Does he like to play pretend? Here’s something I did with my son which might help yours. He was in public school in Kindergarten so this might look a little different for you than it did for us, but, you might try “playing school” (or something similar).

He would cry over every school like thing I tried to get him to do after we pulled him out (he cried his whole first year of PS KG too). But one thing he still liked to do was “play school” with his toy animals and action figures. One of the larger animals would be the teacher, and a selection of others would be students. At first he wanted to play the teacher and some of the students, and I realized that even with him teaching I could have the students ask questions that he could learn from. But, after a while he let me play the teacher. At first I wasn’t intending it as his real “lessons” and would just make up stuff I thought would supplement (spelling words, math problems, stories I’d read). But after a while I realized I could teach EVERYTHING in “play school.” Books he hated to read he’d read without complaint while pretending to be a dinosaur (helped too cause he felt less like he’d failed if the dinosaur made mistakes…we were still really working to build up his confidence to try then). Lessons he resisted when I tried to teach them directly he would do when I taught them as a mouse with a funny voice.

It takes more time because you have to leave time for pretend things like students getting “in trouble” and dinosaurs having recess and snack or doing “show and tell” but it was totally worth it.
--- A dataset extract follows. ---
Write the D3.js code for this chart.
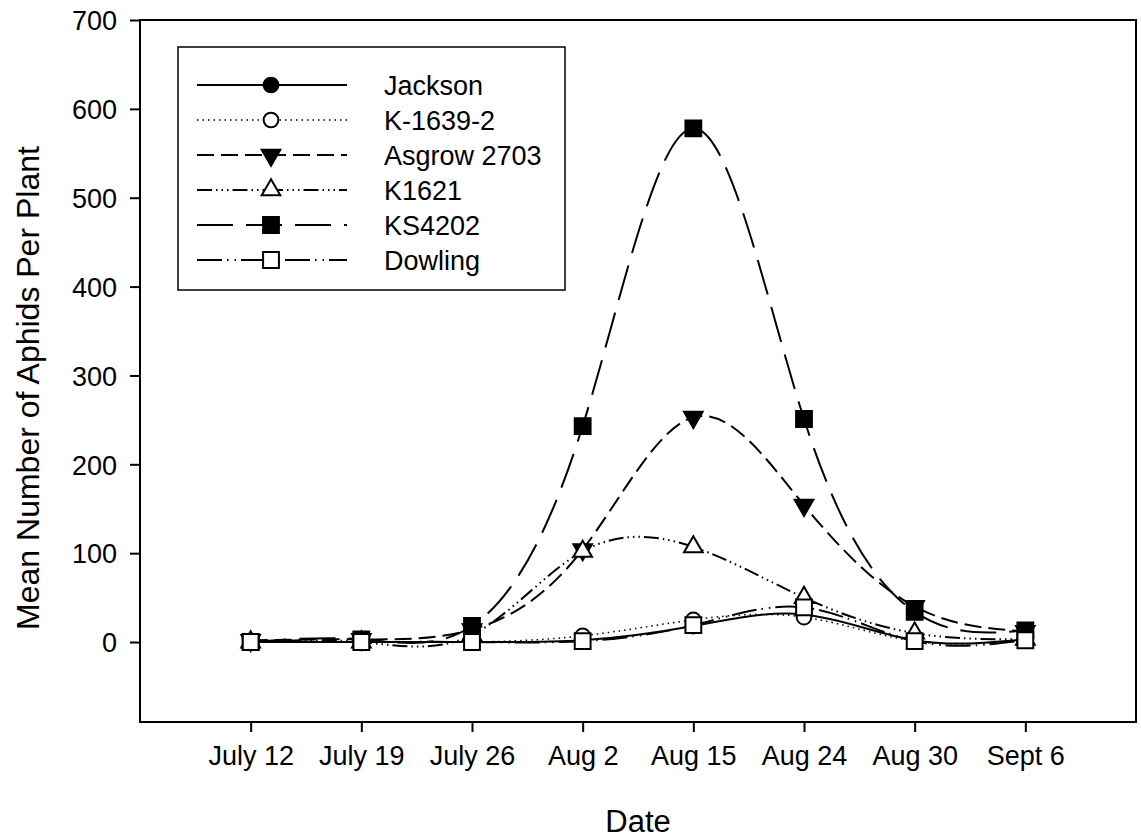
<!DOCTYPE html>
<html>
<head>
<meta charset="utf-8">
<script src="https://cdn.jsdelivr.net/npm/d3@7/dist/d3.min.js"></script>
<style>
  html, body { margin: 0; padding: 0; background: #fff; }
  svg { display: block; font-family: "Liberation Sans", Arial, sans-serif; }
</style>
</head>
<body>
<svg id="chart" width="1141" height="840"></svg>
<script>
// Sampling dates (categories)
const dates = ["July 12", "July 19", "July 26", "Aug 2", "Aug 15", "Aug 24", "Aug 30", "Sept 6"];
const yTicks = [0, 100, 200, 300, 400, 500, 600, 700];

// Mean aphids per plant for each soybean line
const jackson  = [0, 0, 0, 2, 18, 31, 2, 3];
const k16392   = [0, 0, 0, 7, 25, 28, 1, 2];
const asgrow   = [2, 3, 14, 104, 253, 154, 40, 12];
const k1621    = [0, 0, 8, 102, 107, 50, 10, 3];
const ks4202   = [0, 3, 18, 243, 578, 251, 34, 13];
const dowling  = [0, 0, 0, 1, 19, 39, 1, 2];

const seriesNames = ["Jackson", "K-1639-2", "Asgrow 2703", "K1621", "KS4202", "Dowling"];
const seriesValues = [jackson, k16392, asgrow, k1621, ks4202, dowling];

// Styling for each series: line dash, marker shape, marker fill
const styles = [
  { dash: null,                    width: 2,   symbol: d3.symbolCircle,   size: 170, rot: 0,   fill: "#000" },
  { dash: "1.5,4",                 width: 1.5, symbol: d3.symbolCircle,   size: 170, rot: 0,   fill: "#fff" },
  { dash: "17,7",                  width: 2,   symbol: d3.symbolTriangle, size: 150, rot: 180, fill: "#000" },
  { dash: "15,4,1.5,4,1.5,4,1.5,4", width: 2,  symbol: d3.symbolTriangle, size: 150, rot: 0,   fill: "#fff" },
  { dash: "36,13",                 width: 2,   symbol: d3.symbolSquare,   size: 250, rot: 0,   fill: "#000" },
  { dash: "25,5,1.5,6,1.5,5",      width: 2,   symbol: d3.symbolSquare,   size: 250, rot: 0,   fill: "#fff" }
];

const svg = d3.select("#chart");
const plotL = 140, plotR = 1136, plotT = 20, plotB = 722;

const x = d3.scaleLinear().domain([-1, dates.length]).range([plotL, plotR]);
const y = d3.scaleLinear().domain([-90, 700]).range([plotB, plotT]);

// Axes
const xAxis = d3.axisBottom(x)
  .tickValues(d3.range(dates.length))
  .tickFormat(i => dates[i])
  .tickSize(10)
  .tickPadding(14);
const yAxis = d3.axisLeft(y)
  .tickValues(yTicks)
  .tickSize(10)
  .tickPadding(13);

const gx = svg.append("g").attr("transform", `translate(0,${plotB})`).call(xAxis);
const gy = svg.append("g").attr("transform", `translate(${plotL},0)`).call(yAxis);
[gx, gy].forEach(g => {
  g.select(".domain").remove();
  g.selectAll(".tick line").attr("stroke", "#000").attr("stroke-width", 2);
  g.selectAll(".tick text").attr("fill", "#000").attr("font-size", 27)
    .attr("font-family", "Liberation Sans, Arial, sans-serif");
});
gy.selectAll(".tick text").attr("dy", "0.36em");

// Plot frame
svg.append("rect")
  .attr("x", plotL).attr("y", plotT)
  .attr("width", plotR - plotL).attr("height", plotB - plotT)
  .attr("fill", "none").attr("stroke", "#000").attr("stroke-width", 2);

// Axis titles
svg.append("text")
  .attr("x", (plotL + plotR) / 2).attr("y", 832)
  .attr("text-anchor", "middle").attr("font-size", 31)
  .text("Date");
svg.append("text")
  .attr("transform", `translate(39,${(plotT + plotB) / 2 + 17}) rotate(-90)`)
  .attr("text-anchor", "middle").attr("font-size", 32)
  .text("Mean Number of Aphids Per Plant");

// Smoothed series lines
const line = d3.line()
  .x((d, i) => x(i))
  .y(d => y(d))
  .curve(d3.curveNatural);

const plot = svg.append("g");
seriesValues.forEach((vals, k) => {
  const s = styles[k];
  plot.append("path")
    .datum(vals)
    .attr("d", line)
    .attr("fill", "none")
    .attr("stroke", "#000")
    .attr("stroke-width", s.width)
    .attr("stroke-dasharray", s.dash);
});

// Markers, drawn in series order so later series sit on top
seriesValues.forEach((vals, k) => {
  const s = styles[k];
  const sym = d3.symbol().type(s.symbol).size(s.size);
  plot.append("g").selectAll("path")
    .data(vals)
    .join("path")
    .attr("d", sym)
    .attr("transform", (d, i) => `translate(${x(i)},${y(d)}) rotate(${s.rot})`)
    .attr("fill", s.fill)
    .attr("stroke", "#000")
    .attr("stroke-width", 2);
});

// Legend
const lg = svg.append("g");
lg.append("rect")
  .attr("x", 178).attr("y", 47).attr("width", 387).attr("height", 243)
  .attr("fill", "#fff").attr("stroke", "#000").attr("stroke-width", 1.5);

seriesNames.forEach((name, k) => {
  const s = styles[k];
  const cy = 85 + k * 35;
  lg.append("line")
    .attr("x1", 197).attr("x2", 347).attr("y1", cy).attr("y2", cy)
    .attr("stroke", "#000").attr("stroke-width", s.width)
    .attr("stroke-dasharray", s.dash);
  lg.append("path")
    .attr("d", d3.symbol().type(s.symbol).size(s.size))
    .attr("transform", `translate(271,${cy}) rotate(${s.rot})`)
    .attr("fill", s.fill).attr("stroke", "#000").attr("stroke-width", 2);
  lg.append("text")
    .attr("x", 384).attr("y", cy).attr("dy", "0.36em")
    .attr("font-size", 27)
    .text(name);
});
</script>
</body>
</html>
We did it all last year and still this year.

What changed from K to this year? Maybe the culmination of the work is too much of a jump, even if he is capable of doing individual pieces. Maybe the last two years seemed to be mostly play-oriented, and now things suddenly have a serious tone. Maybe K took 30 minutes, and 1st grade takes 2 hours. Maybe you spent more time working with him in K, but now don’t. Maybe he got to jump on the trampoline more last year.

Etc…

I think you need to decide the root cause before you’ll know how to handle things.

Also…I noticed that all of your motivational tools mentioned were framed in negative terms (consequences, things to take away etc…) Instead, try to find positive motivators. For example, one I used to use:

“Let’s see who can get done first: you with your math, or me with folding this basket of laundry. Ready…go!”

I was in the room, I could interact, they could see me folding and the concrete model of me getting work done, and I made it fun to race me–we all got our work done. If they finished first, sometimes they’d help me put some things away. And I’d be mock-upset, “What, you beat me?!! How did this happen?” and they would giggle. I made it so they could win if they tried.

If I got done first, I’d say, “Let’s finish your math together.” It was MUCH faster and more efficient for us to take 15 minutes to do math together than for me use up my time and energy trying to get a child of this age to do math on his or her own. We’d snuggle on the couch together and take turns writing, or if I could see they were tired, I’d scribe and let them tell me what to write. A sticker on the page when it was completed (and maybe one to wear on their shirt) was often motivating to my kids. They liked to pick out stickers and I always had a stash.

6 is young, and just because a child is intelligent, doesn’t mean he or she has the mental perseverance and physical stamina to work independently. A lot of 6 year-olds would be doing K this year. Hang in there! Every child is different. Pray about it and see what God shows you about how this child needs to learn and what will help this child to grow. View this challenge as, “How can we learn to walk this journey together?” versus something adversarial.